Having temporarily stopped my two weekly sessions of chemotherapy Avastin and Capicitabine in mid- January, with the intent of aiming for a hip revision, which I had been told I needed in 2015, I eventually had a type of Petscan, paid for privately, which would show any problems with the bones.
The result was that I had no bone cancer or arthritis, and that the hip had now fully healed. Around the hip area though, there was something amiss still, as that area was brilliantly highlighted on the scan.
I saw the private surgeon for these results. He said that the problem was most likely due to the metal cables which are used to keep the setting bones in place at the time of the operation, and that they now were cutting into the interior of the hip and causing the pain and mobility problems which I had been beset by for the past three years, since the operation.
I kept the consultation which I had been given by the NHS to see an orthopaedic surgeon also, prior to the private consultation. This surgeon repeated the same as he had done in the past year that he did not believe a hip revision would be wise and that he would not recommend one for me. He said I could not go on his list.
This surgeon did not examine me nor offer me a new scan or up to date x-ray of any kind at all. He advised me to get back on my chemotherapy. He could offer me nothing.
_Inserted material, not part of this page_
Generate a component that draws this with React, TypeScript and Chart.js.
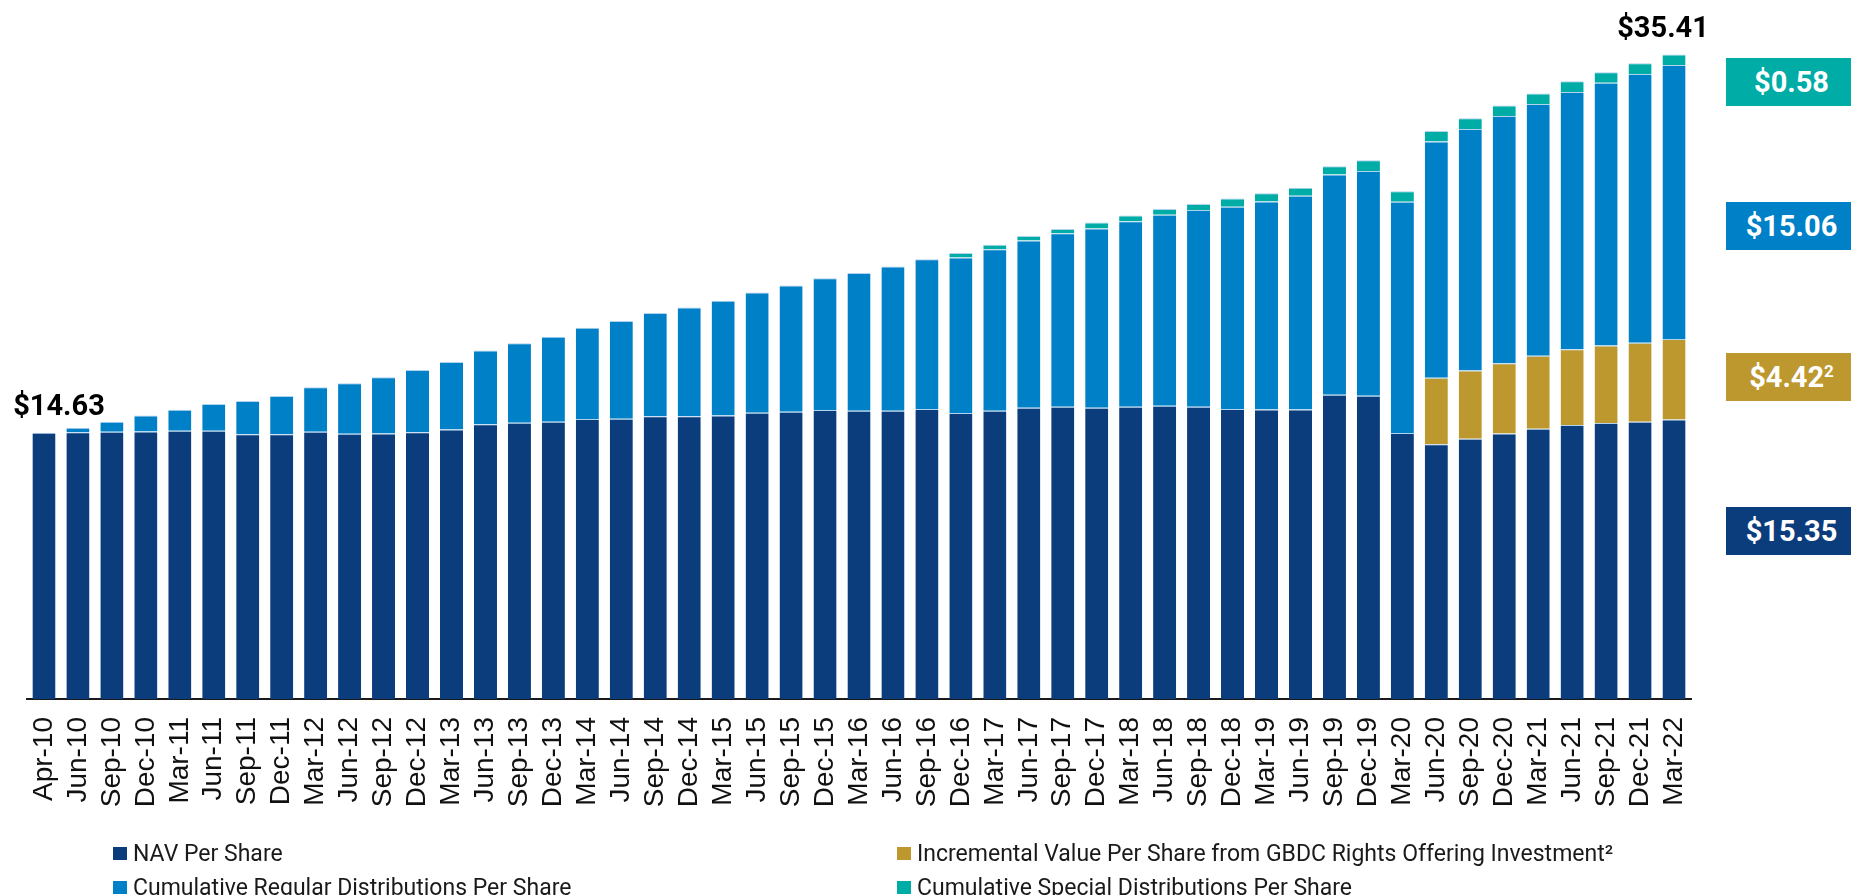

The private consultant, one who also works for the NHS, (they actually know each other), said that he could remove the metal cables in a thirty minute operation if I was paying privately. I asked him if he would carry it out. He said he could but not until 28 April, so this would mean, allowing for a month of healing after the operation, a period of four and a half months off chemotherapy. I underwent a preoperative assessment which showed good results, blood pressure 128 over 82, BMI 22.1, cholesterol normal, no diabetes, no heart problems, in fact all extremely encouraging. The oncologist had estimated that I should only be off chemo for three months. I was concerned now. As the time for the operation drew near I began to experience the most severe pains in my liver and back and shoulder. I discussed this with the oncologist and decided to cancel the operation and return to the chemotherapy straight away, which I began again at the end of April. I followed my gut feeling that this was the right thing to do following the pains in my liver.
The secretary to the private consultant was very concerned and advised me to pencil in a date at the end of the summer, so if I were in a good position with the liver, I could still have the metal cables removed.
She also said that the NHS Derriford appears not to be carrying out much in the way of hip or knee operations at present, and only doing critical operations. Last week the private secretary phoned to ask how I was. I thought it was really kind of her.
The National Health consultant whom I had seen, made me feel as if I was not worth bothering with as I had cancer, even though it was my own oncologist who had pressed for and recommended me for the operation to give me a better quality of life. This is the difference between individuals. It therefore pays in these circumstances to ask for a second opinion and I would recommend that to anyone in this kind of predicament.
What was believed to be a major hip revision turned out to be a thirty minutes operation removing the cables from the hip.So now back on the chemotherapy I feel as if I have done the right thing but I have no idea whether I will be in a position again to have the cables removed.
The oncologist said that he did not think I would be in the position again to undergo this operation at a later date as the liver would not be healthy enough to allow it. Chemotherapy, although it kills cancer cells, it also affects the normal cells of the liver and body, and so this is where I have got to.
I have found continuous chemotherapy hard going but it is the only alternative I have left now. We had not been away from home since last September when I was on a chemotherapy break.
I the past weeks, an old friend passed away and we decided we would attend the funeral up in the Midlands. It is a big undertaking travelling and being away from home when you are struggling with the side effects of chemotherapy.
However we have to try to make the best of life so we arranged to have a week away, attending the funeral and then seeing friends whom we try to keep in touch with.
The weather has been kind – dry and bright and we always know when we arrive in Warwickshire because of the magnificent specimens of mature oaks and abundance of mistletoe around those midland areas.
The countryside is at its best in May I think and the numerous blossoms on trees and hedgerows scented the air and coloured the landscape. The boughs of creamy hawthorn may hung heavily, and trimmed every lane and roadside. Dandelion clocks covered the grass verges and the brilliant golden yellow of rape seed flowers stretched far into the horizon. Horse chestnuts spread wide, laden with giant candles.
Being outside even for a drive, in this landscape, lifts the spirits and focuses optimism and gratitude. Nature is a powerful drug and soothes the troubled body and soul.
We have booked some time away now down by the wild sea and landscapes and will let nature work its medicine on us!